Is there any performance impact, or could it bring some bugs, or doing enable/disable will be slower than activate all attributes and let them activated ?
The OP most likely understands the first part already, but let me just reiterate some points on vertex attributes to set the basis for the more interesting part. I'll assume that all vertex data comes from buffers, and not talk about the case where calls like glVertexAttrib3f() are used to set "constant" values for attributes.
The glEnableVertexAttribArray() and glVertexAttribPointer() calls specify which vertex attributes are enabled, and describe how the GPU should retrieve their values. This includes their location in memory, how many components they have, their type, stride, etc. I'll call the collected state specified by these calls "vertex attribute state" in the rest of this answer.
The vertex attribute state is not part of the shader program state. It lives in Vertex Attribute Objects (VAOs), together with some other related state. Therefore, binding a different program changes nothing about the vertex attribute state. Only binding a different VAO does, or of course making one of the calls above.
Vertex attributes are tied to attribute/in variables in the vertex shader by setting the location of the in variables. This specifies which vertex attribute the value of each in variable should come from. The location value is part of the program state.
Based on this, when binding a different program, it is necessary that the locations of the in variables are properly set to refer to the desired attribute. As long as the same attribute is always used for the shader, this has to be done only once while building the shader. Beyond that, all the attributes used by the shader have to be enabled with glEnableVertexAttribArray(), or by binding a VAO that contains the state.
Now, finally coming to the core of the question: What happens if attributes that are not used by the program are enabled?
I believe that having unused attributes enabled is completely legal. At least I've never seen anything in the spec that says otherwise. I just checked again, and still found nothing.

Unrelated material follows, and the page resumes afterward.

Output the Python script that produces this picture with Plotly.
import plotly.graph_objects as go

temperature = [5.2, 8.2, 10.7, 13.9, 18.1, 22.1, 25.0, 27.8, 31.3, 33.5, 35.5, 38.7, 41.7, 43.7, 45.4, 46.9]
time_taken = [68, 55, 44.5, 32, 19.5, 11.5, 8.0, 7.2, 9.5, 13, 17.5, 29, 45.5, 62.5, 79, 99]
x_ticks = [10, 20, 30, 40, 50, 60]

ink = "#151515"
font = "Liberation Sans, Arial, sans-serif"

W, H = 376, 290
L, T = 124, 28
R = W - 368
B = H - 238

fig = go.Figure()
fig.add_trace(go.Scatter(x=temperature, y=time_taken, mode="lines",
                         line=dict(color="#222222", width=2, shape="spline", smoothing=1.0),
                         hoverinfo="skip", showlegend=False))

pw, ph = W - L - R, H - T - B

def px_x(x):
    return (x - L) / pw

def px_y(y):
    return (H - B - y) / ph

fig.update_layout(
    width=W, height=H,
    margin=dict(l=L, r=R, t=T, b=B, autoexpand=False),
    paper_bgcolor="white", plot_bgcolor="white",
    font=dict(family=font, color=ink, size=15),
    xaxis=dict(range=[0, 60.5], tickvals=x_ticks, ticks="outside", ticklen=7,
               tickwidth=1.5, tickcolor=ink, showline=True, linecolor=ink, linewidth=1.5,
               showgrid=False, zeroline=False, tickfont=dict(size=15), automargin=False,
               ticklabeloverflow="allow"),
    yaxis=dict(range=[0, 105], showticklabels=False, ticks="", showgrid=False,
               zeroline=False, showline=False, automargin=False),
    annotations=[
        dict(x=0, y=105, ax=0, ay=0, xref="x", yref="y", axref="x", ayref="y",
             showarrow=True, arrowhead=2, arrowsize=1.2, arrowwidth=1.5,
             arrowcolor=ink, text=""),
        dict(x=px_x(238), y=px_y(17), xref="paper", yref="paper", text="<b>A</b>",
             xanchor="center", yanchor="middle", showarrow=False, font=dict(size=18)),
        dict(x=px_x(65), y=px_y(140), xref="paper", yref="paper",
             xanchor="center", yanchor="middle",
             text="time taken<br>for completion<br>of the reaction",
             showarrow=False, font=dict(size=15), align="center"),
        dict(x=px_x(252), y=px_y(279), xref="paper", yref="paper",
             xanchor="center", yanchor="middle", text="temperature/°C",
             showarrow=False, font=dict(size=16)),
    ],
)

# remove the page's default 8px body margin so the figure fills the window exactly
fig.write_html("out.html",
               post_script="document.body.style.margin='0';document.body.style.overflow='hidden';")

Therefore, there will be no bugs resulting from having unused attributes enabled.
Does it hurt performance? The short answer is that it possibly could. Let's look at two hypothetical hardware architectures:
Architecture A has reading of vertex attribute values baked into the vertex shader code.
Architecture B has a fixed function unit that reads vertex attribute values. This fixed function unit is controlled by the vertex attribute state, and writes the values into on-chip memory, where vertex shader instances pick them up.
With architecture A, having unused attributes enabled would have no effect at all. They would simply never be read.
With architecture B, the fixed function unit might read the unused attributes. The vertex shader would end up not using them, but they could still be read from main/video memory into on-chip memory. The driver could avoid that by checking which attributes are used by the current shader, and set up the fixed function unit with only those attributes. The downside is that the state setup for the fixed function unit has to be checked/updated every time a new shader is bound, which is otherwise unnecessary. But it prevents reading unused attributes from memory.
Going one step farther, let's say we do end up reading unused attributes from memory. If and how much this hurts is impossible to answer in general. Intuitively, I would expect it to matter very little if the attributes are interleaved, and the unused attributes are in the same cache lines as used attributes. On the other hand, if reading unused attributes causes extra cache misses, it would at least use memory bandwidth, and consume power.
In summary, I don't believe there's a clear and simple answer. Chances are that having unused attributes enabled will not hurt at all, or very little. But I would personally disable them anyway. There is a potential that it might make a difference, and it's very easy to do. Particularly if you use VAOs, you can generally set up the whole vertex attribute state with a single glBindVertexArray() call, so enabling/disabling exactly the needed attributes does not require additional API calls.